I read two books about the intersection of urban life and the natural world. Thor Hanson’s Close to Home is a short guide to observing all the miracles of nature around us. But I preferred Christopher Brown’s A Natural History of Empty Lots, which was much more useful for my walks that take me into places where concrete highways bump up right next to wetlands that are teeming with wildlife.
The Hole is a novella about a young woman whose husband takes a job in a strange new town. Left to her own devices, she wanders the unfamiliar territory and meets fantastical animals and falls into a hole that seems to be designed just for her. If you want the bizarre touches of Haruki Murakami without all the other Murakami hangups, this one might work for you.
Forgotten All-Star is a biography of a comic book writer named Gardner Fox, who created a lot of the trappings that we still see in superhero comics today. I don’t know if a general audience would appreciate this, but as someone who reads and makes comics I really enjoyed following the arc of Fox’s career, from the golden age of comics on through the silver age and even into the bronze age as well.
I read two independent comics that offer commentary on superhero comics while still being their own thing. The Pedestrian is a comic book about a hero whose power is being a pedestrian—their arch-nemesis is a don’t walk sign. The story involves secret cults and mysterious existential threats and it all feels kind of like Grant Morrison’s run on Doom Patrol, which is very much a compliment. I also really enjoyed Santos Sisters, which aesthetically looks like an Archie Comic, but which thematically feels more like the superhero comics that Jaime Hernandez wrote into Love and Rockets—it’s about two sisters who have adventures with an ever-enlarging cast of characters, until the whole thing becomes a sort of biome allowing the creators to tell any kind of story that they want to tell. I could read the Santos Sisters stories forever—it’s just the kind of cheery, imaginative, fun, and mysterious comic that appeals to me on a very deep level.
A Pair of Recommendations
I wanted to recommend a couple of non-book things that I’ve really been enjoying lately.
The first is the movie Sinners, which you’ve probably heard of—it’s Ryan Coogler’s first film based on original material. The less you know about the movie going in, the better off you’ll be. But I do want to say that if you haven’t gone to see it because you don’t like horror movies, I urge you to give it a try. Sinners doesn’t really feel like a horror film except in a 20-minute passage in the center of the movie. It’s not interested in horrifying audiences, or scaring the daylights out of you. Instead it’s a movie about music and community and the long pasts we all have trailing behind us. It’s the biggest and best movie spectacle I’ve seen in theaters since probably the Barbie movie. I left fully entertained, and I spent the next two weeks thinking deeply about it. I honestly don’t know what else you could ask of a movie, and I recommend you see it while it’s still in theaters.
Musically, I’ve fallen for a new electro-pop album by a performer who goes by the name Daughter of Swords.
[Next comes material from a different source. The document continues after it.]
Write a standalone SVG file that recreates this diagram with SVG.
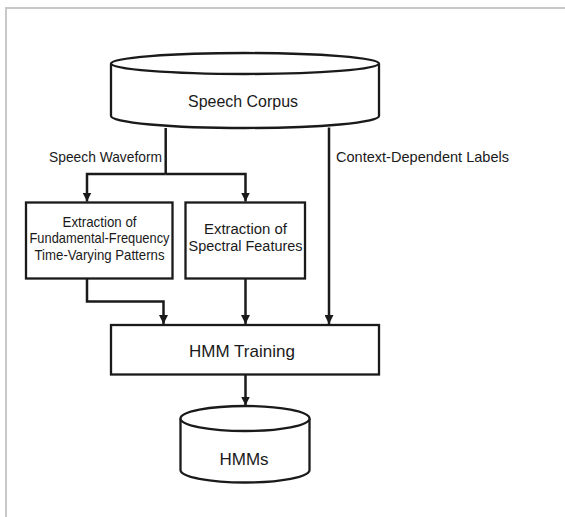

The album is called Alex, and Daughter of Swords described it as “a happy-sounding record about the death of humanity on planet Earth.”
That’s right in my sweet spot—a catchy verse-chorus-verse structure, combined with lyrics like “I feel strange/But it’s just a natural reaction/to a world coming apart at the seams.” If you like The Blow or any of the musicians who came up in Olympia on the K Records label, you might find Daughter of Swords to be up your alley.
I think that’s all for this month. This one feels more discombobulated than usual. Maybe I’ll be more coherent next month! It’s nice to have goals.